Healthcare leads all industries in data breaches
The healthcare sector experienced 187 data breaches in the first half of 2015, a startling number on its own, but even more so when considering that it accounts for 21.1 percent of all breaches worldwide.
That's according to a report from data security company Gemalto.
"The healthcare industry historically has had the highest number of data breaches, and that was no different in the first half of 2015," the report said.
The key finding is perhaps that the healthcare industry had 34 percent of its total records breached, amounting to 84 million data records compromised, the highest rate of any industry. Government accounted for the second highest rate of breaches at 77.2 million records lost, or 31.4 percent.
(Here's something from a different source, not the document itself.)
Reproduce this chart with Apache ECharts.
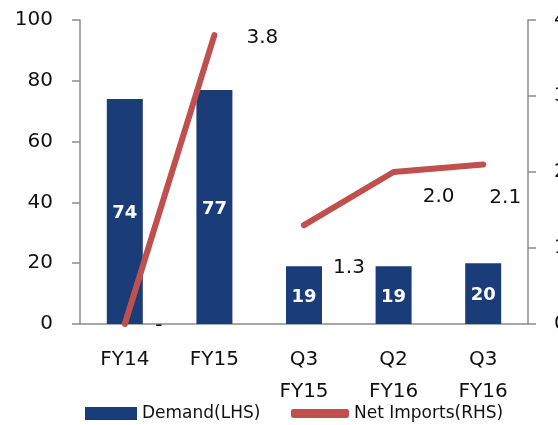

A contributing factor to the high rate of breaches encountered by the healthcare industry was the February heist of U.S. health insurance provider Anthem, in which criminal hackers broke into the firm's servers and stole 78.8 million records that contain personally identifiable information, the report said.
The data breach, according to Anthem, extended into multiple brands that the company uses to market its healthcare plans, including Anthem Blue Cross, Anthem Blue Cross and Blue Shield, Blue Cross and Blue Shield of Georgia, Empire Blue Cross and Blue Shield, Amerigroup, Caremore, and UniCare, the report said.
Also listed among the companies experiencing the largest data breaches was electronic health records vendor Medical Informatics engineering, which has 3.9 million records compromised, the report said.
Overall, companies across all sectors are feeling increased pressure from attackers.
"The first six months of 2015 demonstrated that hackers continue to get past conventional perimeter security with relative ease, targeting nearly every industry and executing several high profile data breaches that scored tens of millions of data records each," the authors of the report wrote. "And, while identity theft remains one of the leading types of data breaches, the first half of 2015 has shown a shift in attack targets … data records stolen from state-sponsored attacks rose dramatically compared to previous years and healthcare and government overtook retail as the major sectors under siege with the number of compromised data records."